====== Information given

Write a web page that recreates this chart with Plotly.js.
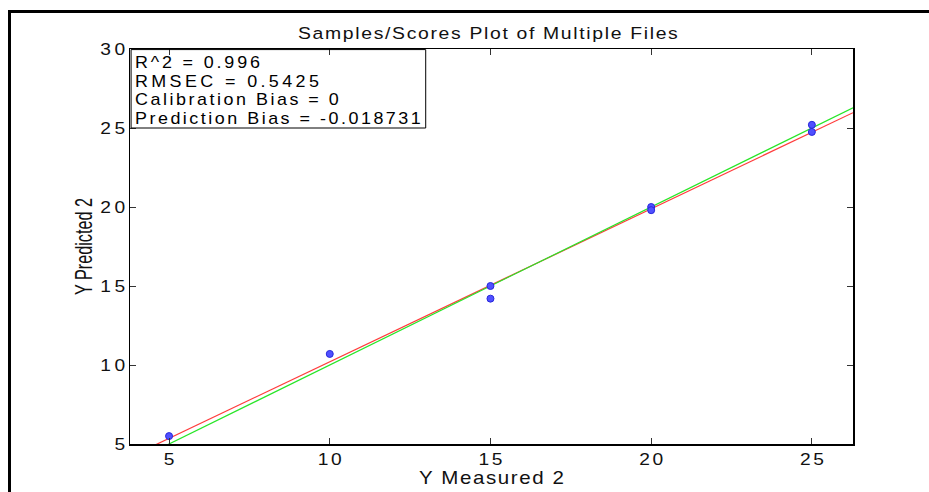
<!DOCTYPE html>
<html>
<head>
<meta charset="utf-8">
<script src="https://cdn.plot.ly/plotly-3.0.1.min.js"></script>
<style>
html,body{margin:0;padding:0;background:#fff;overflow:hidden;}
#chart{width:929px;height:492px;position:absolute;left:0;top:0;}
#frame{position:absolute;left:8px;top:10px;width:940px;height:500px;border:3px solid #000;pointer-events:none;box-sizing:border-box;}
</style>
</head>
<body>
<div id="chart"></div>
<div id="frame"></div>
<script>
// Data
const measured  = [5, 10, 15, 15, 20, 20, 25, 25];
const predicted = [5.5, 10.7, 15.0, 14.2, 20.0, 19.8, 25.2, 24.75];
const idealX = [3.785, 26.28];
const idealY = [3.785, 26.28];
const fitX = [3.785, 26.28];
const fitY = [4.18, 25.97];
const xTicks = [5, 10, 15, 20, 25];
const yTicks = [5, 10, 15, 20, 25, 30];
const statsLines = ["R^2 = 0.996", "RMSEC = 0.5425", "Calibration Bias = 0", "Prediction Bias = -0.018731"];
const chartTitle = "Samples/Scores Plot of Multiple Files";
const xLabel = "Y Measured 2";
const yLabel = "Y Predicted 2";

const font = "Liberation Sans, Arial, sans-serif";

const traces = [
  {x: fitX, y: fitY, mode: "lines", line: {color: "rgb(255,60,60)", width: 1.2}, hoverinfo: "skip"},
  {x: idealX, y: idealY, mode: "lines", line: {color: "rgb(40,230,40)", width: 1.2}, hoverinfo: "skip"},
  {x: measured, y: predicted, mode: "markers",
   marker: {symbol: "circle", size: 7, color: "rgb(80,80,255)", line: {color: "rgb(40,40,220)", width: 1}}}
];

const axisCommon = {
  showgrid: false, zeroline: false, showline: true, linecolor: "#000", linewidth: 1.5,
  mirror: "ticks", ticks: "inside", ticklen: 6, tickcolor: "#333", tickwidth: 1,
  tickfont: {family: font, size: 16, color: "#111"}
};

// stats box: one text line per annotation (MATLAB-tight line spacing)
const lineY = [0.9646, 0.9177, 0.8709, 0.8228];
const annotations = statsLines.map((s, i) => ({
  xref: "paper", yref: "paper", x: 0.0035, y: lineY[i], xanchor: "left", yanchor: "middle", align: "left",
  text: s, showarrow: false, font: {family: font, size: 16, color: "#000"}
}));

const layout = {
  width: 929, height: 492,
  margin: {l: 130, r: 76, t: 49, b: 48},
  paper_bgcolor: "#fff", plot_bgcolor: "#fff",
  showlegend: false,
  title: {text: chartTitle, font: {family: font, size: 17, color: "#111"},
          x: 0.495, xref: "paper", y: 1 - 33/492, yref: "container", yanchor: "middle"},
  xaxis: Object.assign({}, axisCommon, {
    range: [3.785, 26.28], tickvals: xTicks, ticktext: xTicks.map(String),
    title: {text: xLabel, font: {family: font, size: 18, color: "#111"}, standoff: 2}
  }),
  yaxis: Object.assign({}, axisCommon, {
    range: [5, 30], tickvals: yTicks, ticktext: yTicks.map(String),
    title: {text: yLabel, font: {family: font, size: 23, color: "#111"}, standoff: 8}
  }),
  shapes: [{type: "rect", xref: "paper", yref: "paper", x0: 0.0015, x1: 0.409, y0: 0.8, y1: 0.9985,
            line: {color: "#000", width: 1}, fillcolor: "rgba(0,0,0,0)", layer: "above"}],
  annotations: annotations
};

// widen a text horizontally (MATLAB export looks stretched) to a target visible width
function fit(t, target, anchor, sx) {
  const n = t.textContent.length;
  const nat = t.getComputedTextLength();
  let s = 0;
  if (n > 1) {
    s = (target / sx - nat) / (n - 1);
    if (s < 0) { sx = target / nat; s = 0; }
    t.style.letterSpacing = s + "px";
    if (anchor === "middle") t.setAttribute("dx", s / 2);
    if (anchor === "end") t.setAttribute("dx", s);
  }
  const ax = +t.getAttribute("x") || 0, ay = +t.getAttribute("y") || 0;
  const tr = t.getAttribute("transform") || "";
  t.setAttribute("transform", tr + " translate(" + ax + "," + ay + ") scale(" + sx + ",1) translate(" + (-ax) + "," + (-ay) + ")");
}

Plotly.newPlot("chart", traces, layout, {staticPlot: true}).then(() => {
  const q = s => Array.from(document.querySelectorAll(s));
  q("#chart .gtitle").forEach(t => fit(t, 380, "middle", 1.14));
  const annW = [125, 184, 204, 286];
  q("#chart .annotation-text").forEach((t, i) => {
    const bb = t.getBBox();
    t.setAttribute("text-anchor", "start");
    t.setAttribute("x", bb.x);
    fit(t, annW[i], "start", 1.12);
  });
  q("#chart .xtick text").forEach(t => fit(t, 24, "middle", 1.2));
  q("#chart .ytick text").forEach(t => fit(t, 25, "end", 1.2));
  q("#chart .xtitle").forEach(t => fit(t, 145, "middle", 1.14));
  q("#chart .ytitle").forEach(t => {
    const nat = t.getComputedTextLength();
    const sx = 97 / nat;
    const cx = +t.getAttribute("x"), cy = +t.getAttribute("y");
    const tr = t.getAttribute("transform") || "";
    t.setAttribute("transform", tr + " translate(" + cx + "," + cy + ") scale(" + sx + ",1) translate(" + (-cx) + "," + (-cy) + ")");
  });
});
</script>
</body>
</html>
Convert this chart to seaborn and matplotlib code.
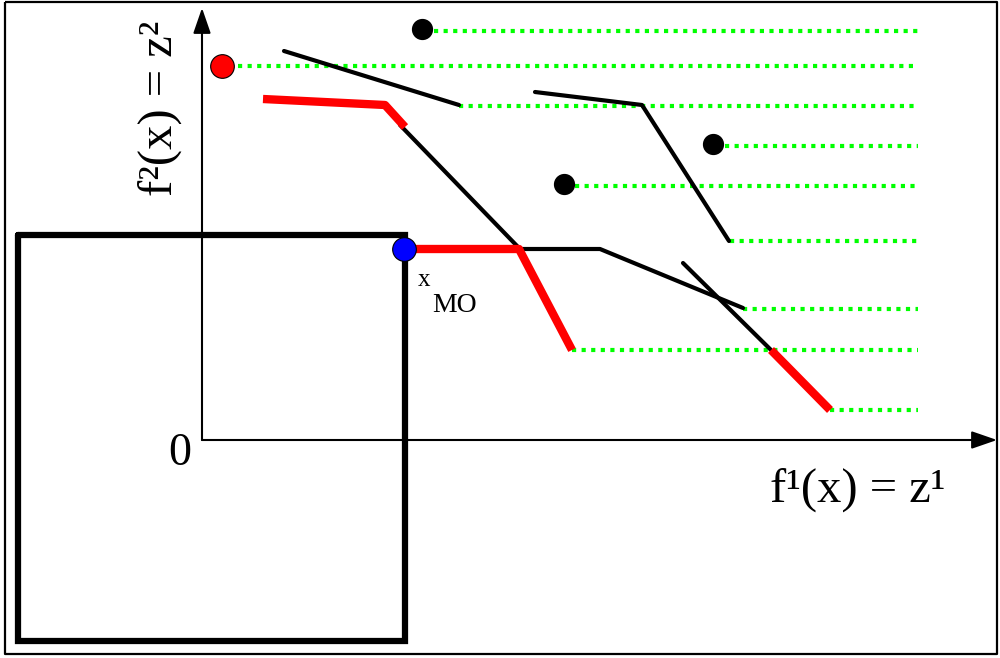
import numpy as np
import pandas as pd
import matplotlib
matplotlib.use("Agg")
import matplotlib.pyplot as plt
import seaborn as sns

# diagram geometry, in picture pixels (y grows downwards)
red_paths = [
    [(263, 99), (385, 105), (405, 127)],
    [(404, 249), (519, 249), (572, 350)],
    [(771, 350), (830, 410)],
]
black_paths = [
    [(400, 125), (519, 248)],
    [(519, 249), (600, 249), (743, 308)],
    [(284, 51), (459, 105)],
    [(535, 92), (642, 105), (729, 241)],
    [(683, 263), (771, 350)],
]
green_start = [434, 238, 459, 725, 575, 730, 743, 572, 830]
green_y = [31, 66, 106, 146, 186, 241, 309, 350, 410]
green_end = 918

black_dots_x = [422, 713, 564]
black_dots_y = [29, 144, 184]
red_dot = (222, 66)
blue_dot = (404, 249)

box = [(18, 235), (405, 235), (405, 641), (18, 641), (18, 235)]
origin = (202, 440)

sns.set_theme(style="white")
plt.rcParams["font.family"] = ["Liberation Serif", "DejaVu Serif"]

fig = plt.figure(figsize=(10, 6.58), dpi=100)
ax = fig.add_axes([0, 0, 1, 1])
ax.set_xlim(0, 1000)
ax.set_ylim(658, 0)
ax.axis("off")


def path_df(pts):
    return pd.DataFrame(pts, columns=["x", "y"])


# outer frame
frame = pd.DataFrame({"x": [5, 997, 997, 5, 5], "y": [2, 2, 654, 654, 2]})
ax.plot(frame.x, frame.y, color="black", lw=1.6, solid_capstyle="butt")

# big box
bdf = path_df(box)
ax.plot(bdf.x, bdf.y, color="black", lw=4.5, solid_joinstyle="miter")

# axes arrows
arrow = dict(arrowstyle="-|>,head_length=1.3,head_width=0.45", color="black", lw=1.5,
             shrinkA=0, shrinkB=0)
ax.annotate("", xy=(origin[0], 8), xytext=origin, arrowprops=arrow)
ax.annotate("", xy=(997, origin[1]), xytext=origin, arrowprops=arrow)

# green dotted levels
for xs, y in zip(green_start, green_y):
    ax.plot([xs, green_end], [y, y], color="#00ff00", lw=3.0,
            dashes=(1.0, 1.3), solid_capstyle="butt", zorder=1)

for p in black_paths:
    d = path_df(p)
    sns.lineplot(data=d, x="x", y="y", sort=False, estimator=None, color="black",
                 lw=3.0, ax=ax, zorder=2)
for p in red_paths:
    d = path_df(p)
    sns.lineplot(data=d, x="x", y="y", sort=False, estimator=None, color="#ff0000",
                 lw=6.0, ax=ax, zorder=3, solid_capstyle="butt")

sns.scatterplot(x=black_dots_x, y=black_dots_y, color="black", s=200, ax=ax,
                edgecolor="black", zorder=4)
sns.scatterplot(x=[red_dot[0]], y=[red_dot[1]], color="#ff0000", s=290, ax=ax,
                edgecolor="black", linewidth=0.8, zorder=4)
sns.scatterplot(x=[blue_dot[0]], y=[blue_dot[1]], color="#0000ff", s=290, ax=ax,
                edgecolor="black", linewidth=0.8, zorder=5)

ax.set_xlabel("")
ax.set_ylabel("")

# text
ax.text(180, 454, "0", fontsize=33, ha="center", va="center", color="black")
ax.text(424, 280, "x", fontsize=18, ha="center", va="center", color="black")
ax.text(455, 306, "MO", fontsize=20, ha="center", va="center", color="black")
ax.text(858, 490, "f\u00b9(x) = z\u00b9", fontsize=35, ha="center", va="center",
        color="black")
ax.text(160, 108, "f\u00b2(x) = z\u00b2", fontsize=35, ha="center", va="center",
        rotation=90, color="black")

fig.savefig("out.png", dpi=100)
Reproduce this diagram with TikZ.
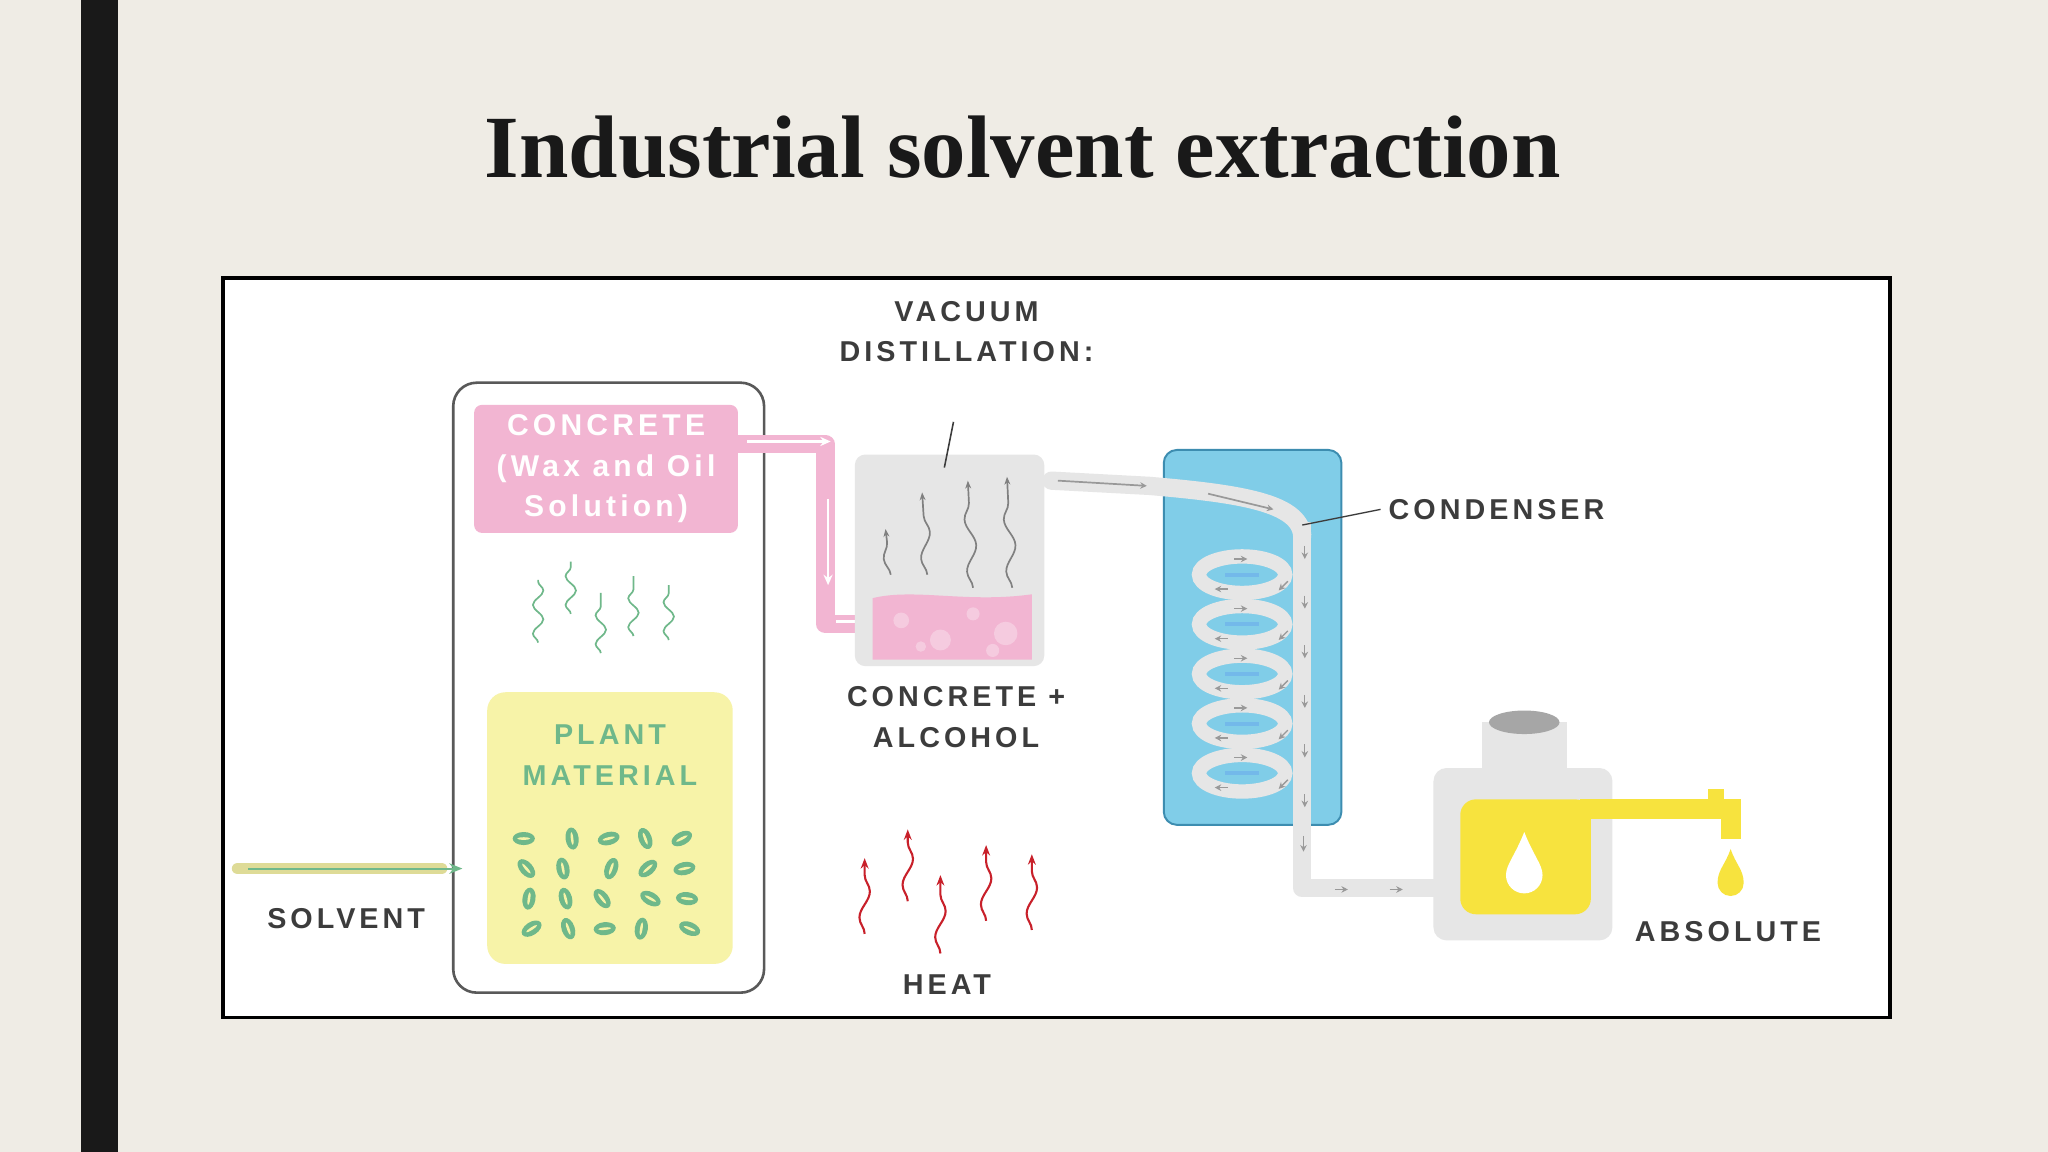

============

== Do this ==
Write down exactly what the lines above say, from the line holding "Convert this chart" through the line holding "origin[1]), xytext=origin, arrowprops=arrow)", and nothing more. Do not copy the pictures.

== Problem solution ==
Convert this chart to seaborn and matplotlib code.
import numpy as np
import pandas as pd
import matplotlib
matplotlib.use("Agg")
import matplotlib.pyplot as plt
import seaborn as sns

# diagram geometry, in picture pixels (y grows downwards)
red_paths = [
    [(263, 99), (385, 105), (405, 127)],
    [(404, 249), (519, 249), (572, 350)],
    [(771, 350), (830, 410)],
]
black_paths = [
    [(400, 125), (519, 248)],
    [(519, 249), (600, 249), (743, 308)],
    [(284, 51), (459, 105)],
    [(535, 92), (642, 105), (729, 241)],
    [(683, 263), (771, 350)],
]
green_start = [434, 238, 459, 725, 575, 730, 743, 572, 830]
green_y = [31, 66, 106, 146, 186, 241, 309, 350, 410]
green_end = 918

black_dots_x = [422, 713, 564]
black_dots_y = [29, 144, 184]
red_dot = (222, 66)
blue_dot = (404, 249)

box = [(18, 235), (405, 235), (405, 641), (18, 641), (18, 235)]
origin = (202, 440)

sns.set_theme(style="white")
plt.rcParams["font.family"] = ["Liberation Serif", "DejaVu Serif"]

fig = plt.figure(figsize=(10, 6.58), dpi=100)
ax = fig.add_axes([0, 0, 1, 1])
ax.set_xlim(0, 1000)
ax.set_ylim(658, 0)
ax.axis("off")


def path_df(pts):
    return pd.DataFrame(pts, columns=["x", "y"])


# outer frame
frame = pd.DataFrame({"x": [5, 997, 997, 5, 5], "y": [2, 2, 654, 654, 2]})
ax.plot(frame.x, frame.y, color="black", lw=1.6, solid_capstyle="butt")

# big box
bdf = path_df(box)
ax.plot(bdf.x, bdf.y, color="black", lw=4.5, solid_joinstyle="miter")

# axes arrows
arrow = dict(arrowstyle="-|>,head_length=1.3,head_width=0.45", color="black", lw=1.5,
             shrinkA=0, shrinkB=0)
ax.annotate("", xy=(origin[0], 8), xytext=origin, arrowprops=arrow)
ax.annotate("", xy=(997, origin[1]), xytext=origin, arrowprops=arrow)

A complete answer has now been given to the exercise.